Howard’s time at the Traverse hasn’t been entirely without controversy.  His strict insistence on working only with Scottish-based and international playwrights, which has helped the Traverse set such a distinctive agenda over the last 11 years, may be about to be challenged; and there has even been a mild public spat with his brilliant former associate, John Tiffany, over his famously suppportive and unshowy directing style.
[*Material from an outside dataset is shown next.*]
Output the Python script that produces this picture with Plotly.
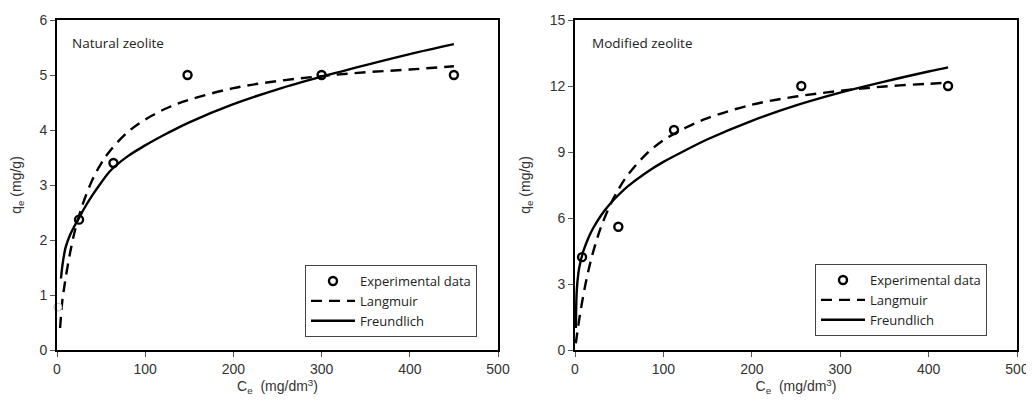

As the leader of the generation of playwrights Howard has nurtured, though, top playwright David Greig is inclined to agree that Howard’s contribution to Scottish cultural life may take decades to be fully appreciated.  “There’s a real sense in which you don’t know what you’ve got till it’s gone.  Because Philip is not a one for spin, because his personal style is so quiet, I think people will only begin to grasp the full significance of the job he’s done here when they can see it whole.   He’s helped to create a whole new play culture, in ways that are now being picked up and emulated in countries across the world.  And for a director of the Traverse, that’s about as good as it gets.”

The Pearlfisher at the Traverse Theatre, Edinburgh, 30 October- 2 November, with previews 26-28 October.   Then on tour until 24 November.